The Sentencing Guidelines produce this result by looking to possible punishment rather than actual punishment and by defining all statutory rape as violent regardless of the circumstances. Then there is the added complication of determining whether a California "wobbler" is a felony or a misdemeanor. A "wobbler" is an offense that may be either a felony or a misdemeanor, but is assumed to be a felony unless, among other things, the state court issues a "judgment" sentencing the defendant to something less than a year in state prison or otherwise explicitly classifies the offense as a misdemeanor. Unfortunately for Mr. Hernandez-Castillo, his actual state court sentence probation or a suspended sentence is for some reason not deemed a "judgment" under state law. Thus, although he served only 157 days in the county jail a sentence appropriate for a misdemeanor and not for a felony this conviction counts as a felony under state law. It is hard to see the logic in treating imposition of probation or a suspended sentence as something other than a "judgment" for purposes of classifying the offense as a felony or a misdemeanor, but that is what state law dictates. We wonder if California judges are aware of the momentous consequences under federal law of their decision whether to denominate wobbler offenses explicitly as misdemeanors. Ironically, if the state court had been more severe toward Mr. Hernandez-Castillo, by requiring him to serve a few more days in jail instead of allowing him to be released immediately, his offense would be classified as a misdemeanor and his guidelines range would be 6 to 12 months.

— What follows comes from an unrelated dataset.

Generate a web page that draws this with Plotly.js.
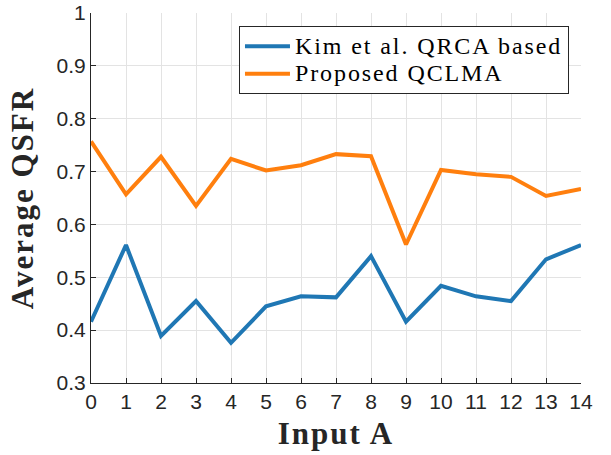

One might consider this the obvious case where an exercise of Booker discretion could mitigate a sentence that does not fit the particular facts of the case, see United States v. Trujillo-Terrazas, 405 F.3d 814, 819-20 (10th Cir. 2005), but unfortunately for Mr. Hernandez-Castillo, his lawyer has not challenged the reasonableness of the sentence. Perhaps the Sentencing Commission will take a hard look at these guideline definitions, and especially at the issue of California "wobblers," to ensure that sentences imposed under this section are not greater than can be justified.